### WORK TO COMPLETE
Could you retype the lines below, starting at the line holding "Convert this chart to matplotlib code." and stopping at the line holding "linewidth=2.4, marker='D', markersize=12)", inclusive? Copy them exactly and drop the images.
* * * * * * * * *
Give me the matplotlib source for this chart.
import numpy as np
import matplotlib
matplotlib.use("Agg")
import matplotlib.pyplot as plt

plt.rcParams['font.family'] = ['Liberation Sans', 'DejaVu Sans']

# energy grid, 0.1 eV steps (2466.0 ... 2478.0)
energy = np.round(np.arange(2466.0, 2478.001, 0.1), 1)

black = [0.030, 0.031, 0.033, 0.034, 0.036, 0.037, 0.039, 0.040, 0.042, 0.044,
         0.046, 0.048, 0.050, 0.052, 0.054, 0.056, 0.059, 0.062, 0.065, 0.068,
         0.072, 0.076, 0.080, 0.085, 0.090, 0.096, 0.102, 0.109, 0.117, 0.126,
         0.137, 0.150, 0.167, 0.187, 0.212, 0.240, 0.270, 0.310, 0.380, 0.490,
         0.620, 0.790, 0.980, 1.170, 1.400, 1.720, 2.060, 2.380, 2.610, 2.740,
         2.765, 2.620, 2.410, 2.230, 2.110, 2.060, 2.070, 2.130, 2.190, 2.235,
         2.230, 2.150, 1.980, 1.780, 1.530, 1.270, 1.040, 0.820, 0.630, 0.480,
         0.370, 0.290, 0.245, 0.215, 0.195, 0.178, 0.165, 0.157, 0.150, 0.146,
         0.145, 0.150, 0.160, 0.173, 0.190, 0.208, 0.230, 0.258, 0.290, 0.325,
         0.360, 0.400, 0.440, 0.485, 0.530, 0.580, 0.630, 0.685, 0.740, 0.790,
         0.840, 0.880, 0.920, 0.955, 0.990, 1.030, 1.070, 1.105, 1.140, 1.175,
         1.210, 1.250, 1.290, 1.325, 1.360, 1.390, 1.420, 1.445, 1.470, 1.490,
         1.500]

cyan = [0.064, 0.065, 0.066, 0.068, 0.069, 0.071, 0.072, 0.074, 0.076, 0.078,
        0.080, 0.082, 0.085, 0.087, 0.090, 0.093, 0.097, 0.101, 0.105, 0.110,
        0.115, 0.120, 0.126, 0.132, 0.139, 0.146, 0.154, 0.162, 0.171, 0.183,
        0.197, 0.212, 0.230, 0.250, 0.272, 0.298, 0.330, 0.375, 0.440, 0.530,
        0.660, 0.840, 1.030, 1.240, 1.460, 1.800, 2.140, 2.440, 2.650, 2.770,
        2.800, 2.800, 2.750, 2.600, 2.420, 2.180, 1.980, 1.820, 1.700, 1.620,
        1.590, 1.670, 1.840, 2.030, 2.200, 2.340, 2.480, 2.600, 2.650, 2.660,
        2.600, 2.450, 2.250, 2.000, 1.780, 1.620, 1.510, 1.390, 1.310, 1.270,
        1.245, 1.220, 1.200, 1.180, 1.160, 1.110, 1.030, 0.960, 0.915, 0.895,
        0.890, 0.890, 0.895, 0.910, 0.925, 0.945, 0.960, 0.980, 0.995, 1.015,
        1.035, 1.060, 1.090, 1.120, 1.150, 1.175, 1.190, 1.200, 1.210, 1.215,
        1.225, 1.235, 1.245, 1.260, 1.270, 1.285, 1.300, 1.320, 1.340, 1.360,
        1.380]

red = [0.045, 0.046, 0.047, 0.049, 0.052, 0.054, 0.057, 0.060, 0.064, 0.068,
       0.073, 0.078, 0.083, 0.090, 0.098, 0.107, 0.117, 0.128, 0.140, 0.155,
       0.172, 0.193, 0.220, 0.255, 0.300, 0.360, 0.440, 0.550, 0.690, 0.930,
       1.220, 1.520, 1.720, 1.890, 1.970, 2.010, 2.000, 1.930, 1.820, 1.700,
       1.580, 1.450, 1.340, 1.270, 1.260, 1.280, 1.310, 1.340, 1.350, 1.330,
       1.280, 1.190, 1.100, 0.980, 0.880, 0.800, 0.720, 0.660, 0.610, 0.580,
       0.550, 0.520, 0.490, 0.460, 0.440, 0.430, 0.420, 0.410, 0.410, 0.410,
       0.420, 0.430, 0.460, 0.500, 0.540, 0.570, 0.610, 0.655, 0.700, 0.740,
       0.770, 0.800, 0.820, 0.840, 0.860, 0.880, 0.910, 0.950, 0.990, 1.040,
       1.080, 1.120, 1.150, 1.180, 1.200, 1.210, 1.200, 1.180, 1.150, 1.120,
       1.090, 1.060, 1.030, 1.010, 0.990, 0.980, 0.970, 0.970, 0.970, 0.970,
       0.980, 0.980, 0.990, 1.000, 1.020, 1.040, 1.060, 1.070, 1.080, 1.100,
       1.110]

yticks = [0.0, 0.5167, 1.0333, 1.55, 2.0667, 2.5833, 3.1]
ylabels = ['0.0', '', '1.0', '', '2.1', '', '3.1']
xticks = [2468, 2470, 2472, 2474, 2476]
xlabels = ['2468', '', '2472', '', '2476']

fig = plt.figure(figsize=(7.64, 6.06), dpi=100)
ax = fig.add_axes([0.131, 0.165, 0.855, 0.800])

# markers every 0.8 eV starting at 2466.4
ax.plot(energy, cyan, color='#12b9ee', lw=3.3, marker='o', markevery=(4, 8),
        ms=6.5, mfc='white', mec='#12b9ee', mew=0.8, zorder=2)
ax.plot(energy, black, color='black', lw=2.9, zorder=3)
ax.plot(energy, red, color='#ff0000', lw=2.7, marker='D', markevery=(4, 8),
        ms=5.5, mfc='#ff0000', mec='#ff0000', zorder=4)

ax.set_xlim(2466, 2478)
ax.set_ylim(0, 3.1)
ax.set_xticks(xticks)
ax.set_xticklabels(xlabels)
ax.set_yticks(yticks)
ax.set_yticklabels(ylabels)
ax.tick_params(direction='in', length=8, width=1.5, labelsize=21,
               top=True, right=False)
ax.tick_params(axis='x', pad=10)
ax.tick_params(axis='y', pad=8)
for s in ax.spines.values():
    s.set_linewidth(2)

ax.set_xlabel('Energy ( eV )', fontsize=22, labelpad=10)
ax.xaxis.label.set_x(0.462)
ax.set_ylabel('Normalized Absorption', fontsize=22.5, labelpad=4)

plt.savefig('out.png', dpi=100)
* * * * * * * * *
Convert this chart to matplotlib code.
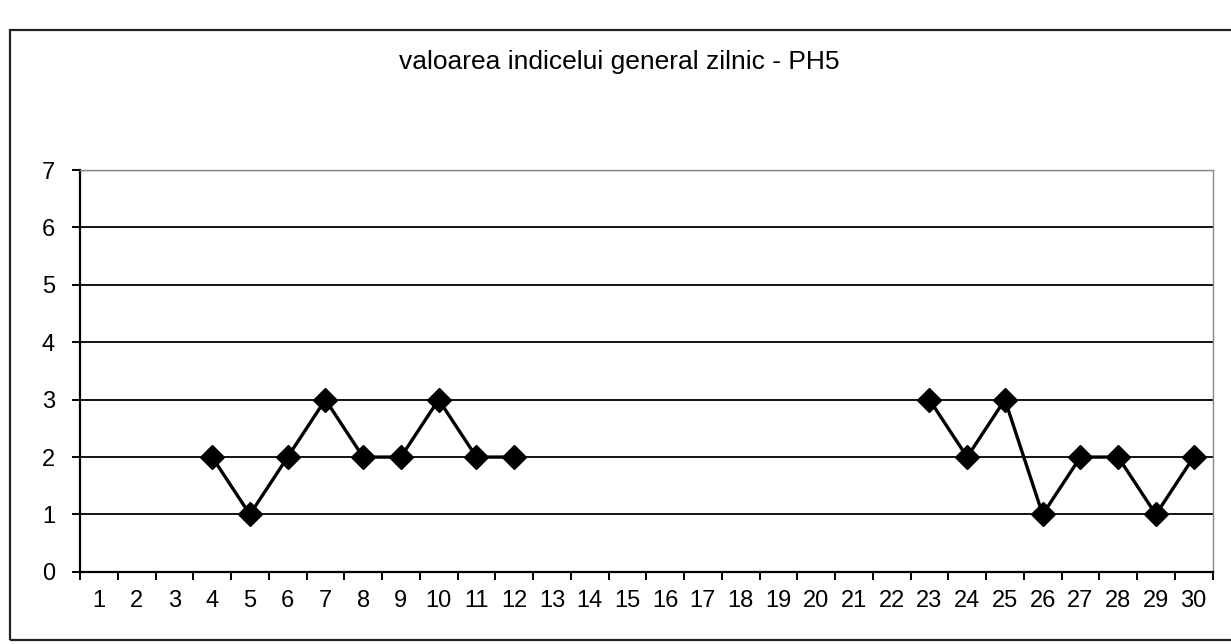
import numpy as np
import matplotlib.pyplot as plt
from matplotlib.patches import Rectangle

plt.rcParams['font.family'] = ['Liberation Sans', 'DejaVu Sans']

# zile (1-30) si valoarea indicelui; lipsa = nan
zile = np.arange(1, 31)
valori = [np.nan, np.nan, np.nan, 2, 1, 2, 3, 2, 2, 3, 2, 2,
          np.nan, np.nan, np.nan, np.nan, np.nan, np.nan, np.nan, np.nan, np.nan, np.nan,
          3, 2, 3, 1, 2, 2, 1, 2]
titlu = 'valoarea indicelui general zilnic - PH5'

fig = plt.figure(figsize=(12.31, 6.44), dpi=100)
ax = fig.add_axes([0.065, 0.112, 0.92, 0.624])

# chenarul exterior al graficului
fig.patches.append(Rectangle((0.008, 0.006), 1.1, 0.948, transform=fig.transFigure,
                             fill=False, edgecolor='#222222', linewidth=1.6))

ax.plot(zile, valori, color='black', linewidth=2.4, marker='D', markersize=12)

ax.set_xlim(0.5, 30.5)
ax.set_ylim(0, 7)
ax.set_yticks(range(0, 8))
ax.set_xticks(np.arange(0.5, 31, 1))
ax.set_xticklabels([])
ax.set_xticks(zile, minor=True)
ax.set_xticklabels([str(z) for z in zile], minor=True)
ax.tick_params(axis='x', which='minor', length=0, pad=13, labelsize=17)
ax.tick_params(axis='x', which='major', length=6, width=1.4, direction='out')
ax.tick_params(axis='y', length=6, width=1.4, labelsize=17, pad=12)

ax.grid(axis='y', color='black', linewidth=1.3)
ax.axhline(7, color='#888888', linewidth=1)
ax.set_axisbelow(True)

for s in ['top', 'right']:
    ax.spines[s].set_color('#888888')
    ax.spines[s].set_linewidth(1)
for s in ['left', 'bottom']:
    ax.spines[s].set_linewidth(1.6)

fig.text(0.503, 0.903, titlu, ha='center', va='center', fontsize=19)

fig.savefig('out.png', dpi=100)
* * * * * * * * *
### TASK ANSWER
Convert this chart to matplotlib code.
import numpy as np
import matplotlib.pyplot as plt
from matplotlib.patches import Rectangle

plt.rcParams['font.family'] = ['Liberation Sans', 'DejaVu Sans']

# zile (1-30) si valoarea indicelui; lipsa = nan
zile = np.arange(1, 31)
valori = [np.nan, np.nan, np.nan, 2, 1, 2, 3, 2, 2, 3, 2, 2,
          np.nan, np.nan, np.nan, np.nan, np.nan, np.nan, np.nan, np.nan, np.nan, np.nan,
          3, 2, 3, 1, 2, 2, 1, 2]
titlu = 'valoarea indicelui general zilnic - PH5'

fig = plt.figure(figsize=(12.31, 6.44), dpi=100)
ax = fig.add_axes([0.065, 0.112, 0.92, 0.624])

# chenarul exterior al graficului
fig.patches.append(Rectangle((0.008, 0.006), 1.1, 0.948, transform=fig.transFigure,
                             fill=False, edgecolor='#222222', linewidth=1.6))

ax.plot(zile, valori, color='black', linewidth=2.4, marker='D', markersize=12)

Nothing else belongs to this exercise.